Vanity Fair star Olivia Cooke has said she struggled with a corset in her new role in the TV drama.

The actress plays heroine Becky Sharp, as she attempts to claw her way out of poverty and scale the heights of English Society, in the forthcoming adaptation of William Makepeace Thackeray’s novel.

Olivia, 24, said she had never donned a corset “for a six-month shoot” before.

“No wonder that women wanted to be liberated. The corset is so stifling. You are strapped in first thing in the morning and then you are on set for 13, 14 hours,” she said.

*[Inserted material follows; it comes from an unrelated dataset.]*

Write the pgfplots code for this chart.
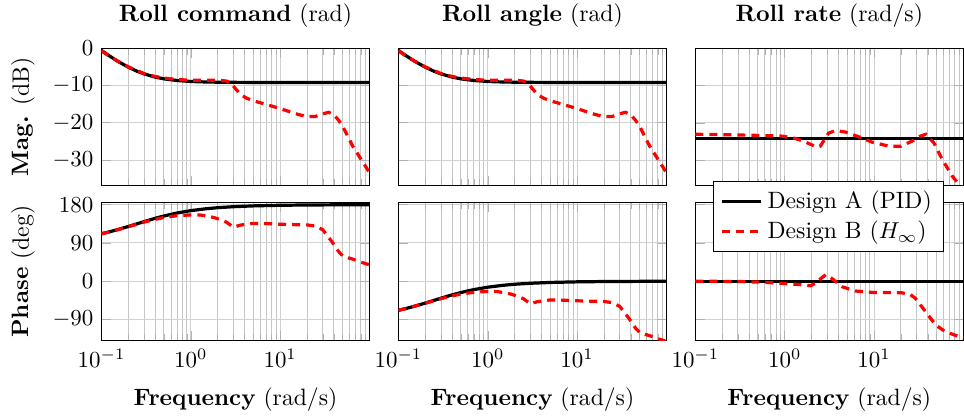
\documentclass[border=0pt]{standalone}
\usepackage{pgfplots}
\pgfplotsset{compat=1.18}
\usepgfplotslibrary{groupplots}
\begin{document}
\begin{tikzpicture}
\pgfplotsset{
  every axis/.append style={
    xmode=log, log basis x=10, xmin=0.1, xmax=100, xtick={0.1,1,10},
    minor xtick={0.2,0.3,0.4,0.5,0.6,0.7,0.8,0.9,2,3,4,5,6,7,8,9,20,30,40,50,60,70,80,90},
    scale only axis, width=116.7pt,
    xmajorgrids=true, xminorgrids=true, ymajorgrids=true,
    major grid style={line width=0.4pt, gray!35},
    minor grid style={line width=0.4pt, gray!45},
    tick style={gray!60},
    axis line style={black, line width=0.6pt},
    title style={at={(axis description cs:0.5,1)}, anchor=base, yshift=5.8pt, font=\fontsize{10.3}{12.4}\selectfont},
    xlabel style={at={(axis description cs:0.5,0)}, anchor=base, yshift=-28pt, font=\fontsize{10.3}{12.4}\selectfont},
    ylabel style={at={(axis description cs:0,0.5)}, anchor=center, font=\fontsize{10.3}{12.4}\selectfont},
  },
  desA/.style={black, line width=1.4pt},
  desB/.style={red, line width=1.4pt, dash pattern=on 3.5pt off 2.6pt},
  magrow/.style={height=59.7pt, ymin=-36.8, ymax=0, ytick={0,-10,-20,-30}, xticklabels={}},
  phrow/.style={height=60.2pt, ymin=-140, ymax=185, ytick={-90,0,90,180}, xlabel={\textbf{Frequency} (rad/s)}},
}
\begin{groupplot}[group style={group size=3 by 2, horizontal sep=12.6pt, vertical sep=7.5pt}]
% ---------- row 1: magnitude ----------
\nextgroupplot[magrow, title={\textbf{Roll command} (rad)}, ylabel={\textbf{Mag.} (dB)}, ylabel style={yshift=34.2pt}]
\addplot[desA] coordinates {(0.1,-0.59)(0.12,-1.91)(0.15,-3.42)(0.2,-5.10)(0.25,-6.18)(0.3,-6.90)(0.4,-7.76)(0.5,-8.22)(0.7,-8.67)(1,-8.93)(1.5,-9.07)(2,-9.12)(3,-9.16)(5,-9.18)(10,-9.19)(100,-9.19)};
\addplot[desB] coordinates {(0.1,-0.7)(0.12,-2.0)(0.15,-3.4)(0.2,-5.0)(0.25,-6.0)(0.3,-6.8)(0.4,-7.6)(0.5,-8.0)(0.7,-8.4)(1,-8.6)(1.5,-8.6)(2,-8.6)(2.5,-8.8)(2.8,-9.3)(3.2,-11)(3.6,-12.4)(4.2,-13.4)(5,-14.1)(7,-15.1)(10,-16.2)(15,-17.6)(20,-18.4)(25,-18.3)(30,-17.6)(35,-17.2)(40,-17.9)(45,-19.3)(50,-20.9)(65,-26.3)(85,-30.7)(100,-33.4)};
\nextgroupplot[magrow, title={\textbf{Roll angle} (rad)}, yticklabels={}]
\addplot[desA] coordinates {(0.1,-0.59)(0.12,-1.91)(0.15,-3.42)(0.2,-5.10)(0.25,-6.18)(0.3,-6.90)(0.4,-7.76)(0.5,-8.22)(0.7,-8.67)(1,-8.93)(1.5,-9.07)(2,-9.12)(3,-9.16)(5,-9.18)(10,-9.19)(100,-9.19)};
\addplot[desB] coordinates {(0.1,-0.7)(0.12,-2.0)(0.15,-3.4)(0.2,-5.0)(0.25,-6.0)(0.3,-6.8)(0.4,-7.6)(0.5,-8.0)(0.7,-8.4)(1,-8.6)(1.5,-8.6)(2,-8.6)(2.5,-8.8)(2.8,-9.3)(3.2,-11)(3.6,-12.4)(4.2,-13.4)(5,-14.1)(7,-15.1)(10,-16.2)(15,-17.6)(20,-18.4)(25,-18.3)(30,-17.6)(35,-17.2)(40,-17.9)(45,-19.3)(50,-20.9)(65,-26.3)(85,-30.7)(100,-33.4)};
\nextgroupplot[magrow, title={\textbf{Roll rate} (rad/s)}, yticklabels={}]
\addplot[desA] coordinates {(0.1,-24.3)(100,-24.3)};
\addplot[desB] coordinates {(0.1,-23.1)(0.2,-23.2)(0.5,-23.4)(0.94,-23.6)(1.3,-24.2)(1.6,-24.9)(2.0,-25.9)(2.25,-26.5)(2.5,-26.3)(2.8,-24.5)(3.1,-22.8)(3.7,-22.1)(4.8,-22.5)(6.8,-23.8)(9.5,-25.2)(14.7,-26.3)(20,-26.3)(26.8,-24.9)(33,-23.6)(38,-23.1)(46.8,-25.4)(58,-29.8)(75,-34.3)(89,-36.5)(100,-38)};
% ---------- row 2: phase ----------
\nextgroupplot[phrow, ylabel={\textbf{Phase} (deg)}, ylabel style={yshift=34.2pt}]
\addplot[desA] coordinates {(0.1,111.8)(0.12,115.6)(0.15,121.0)(0.2,128.7)(0.25,135)(0.3,140.2)(0.4,148.0)(0.5,153.4)(0.7,160.35)(1,166.0)(1.5,170.54)(2,172.9)(3,175.24)(5,177.14)(10,178.57)(20,179.28)(50,179.71)(100,179.86)};
\addplot[desB] coordinates {(0.1,111.5)(0.12,115.5)(0.15,121)(0.2,128.5)(0.25,134)(0.3,139)(0.4,145.5)(0.5,150)(0.7,154)(1,156)(1.3,155.5)(1.8,150)(2.2,144)(2.5,139)(3,127)(3.6,132)(5,136)(7,135.5)(10,134)(15,133)(20,132.5)(25,129.5)(30,121)(34,106)(38,93)(45,70)(50,60)(58,55)(65,52)(80,45)(100,38.5)};
\nextgroupplot[phrow, yticklabels={}]
\addplot[desA] coordinates {(0.1,-68.2)(0.12,-64.4)(0.15,-59.0)(0.2,-51.3)(0.25,-45)(0.3,-39.8)(0.4,-32.0)(0.5,-26.6)(0.7,-19.65)(1,-14.0)(1.5,-9.46)(2,-7.1)(3,-4.76)(5,-2.86)(10,-1.43)(20,-0.72)(50,-0.29)(100,-0.14)};
\addplot[desB] coordinates {(0.1,-68.5)(0.12,-64.5)(0.15,-59)(0.2,-51.5)(0.25,-46)(0.3,-41)(0.4,-34.5)(0.5,-30)(0.7,-26)(1,-24)(1.3,-24.5)(1.8,-30)(2.2,-36)(2.5,-41)(3,-53)(3.6,-48)(5,-44)(7,-44.5)(10,-46)(15,-47)(20,-47.5)(25,-50.5)(30,-59)(34,-74)(38,-87)(45,-110)(50,-120)(58,-125)(65,-128)(80,-135)(100,-141.5)};
\nextgroupplot[phrow, yticklabels={},
  legend style={at={(0.067,1.156)}, anchor=north west, draw=black, fill=white, legend cell align=left, font=\fontsize{10.3}{12.4}\selectfont}]
\addplot[desA] coordinates {(0.1,0)(100,0)};
\addlegendentry{Design A (PID)}
\addplot[desB] coordinates {(0.1,0)(0.3,-0.5)(0.6,-2.5)(0.94,-5)(1.5,-8)(1.95,-10.5)(2.2,-5)(2.6,8)(2.9,15.5)(3.4,6)(4.4,-13)(6.2,-23)(10,-26.5)(20,-27)(25,-30)(29,-40)(38,-72)(49,-103)(63,-118.6)(89,-130)(100,-133)};
\addlegendentry{Design B ($H_\infty$)}
\end{groupplot}
\pgfresetboundingbox
\path[use as bounding box] ([shift={(-44.2pt,21pt)}]group c1r1.north west) rectangle ([shift={(0.3pt,-33.2pt)}]group c3r2.south east);
\end{tikzpicture}
\end{document}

“It restricts your appetite as well. I lost so much weight…. They are so uncomfortable.

“Women had to wear so many bits and bobs.

“So much faff which all seems really redundant.”

The Ready Player One star said that the costume even made singing in one of the episodes of the ITV drama difficult, adding: “It’s hard, because you’re constricted by the corset.

“The songs of that time period are incredibly high and meek.”

Olivia Cooke as Becky Sharp and Tom Bateman as Captain Radon
Olivia Cooke as Becky Sharp and Tom Bateman as Captain Radon Crawley in Vanity Fair (ITV)

Olivia admitted that she felt nervous after landing the role for the first TV adaptation of Vanity Fair, which was penned in 1848, in 20 years.

“After the joy of getting the role I felt an impending dread of actually having to play her,” she said.

“You want to get it right. But you also don’t want to repeat versions of Becky that have been done before.”

She added: “When I turned up for the first day of filming I was really nervous. I was convinced I couldn’t act.”

The new drama also stars Martin Clunes, Frances de la Tour, Suranne Jones, Michael Palin, Johnny Flynn, Simon Russell Beale, Tom Bateman and Claudia Jessie.

Director James Strong  said: “Vanity Fair is a story with a strong female heroine who doesn’t compromise and wants to be an equal in a very male dominated society. That feels very relevant to what’s going on today. It’s a universal story that feels more pertinent than ever before.”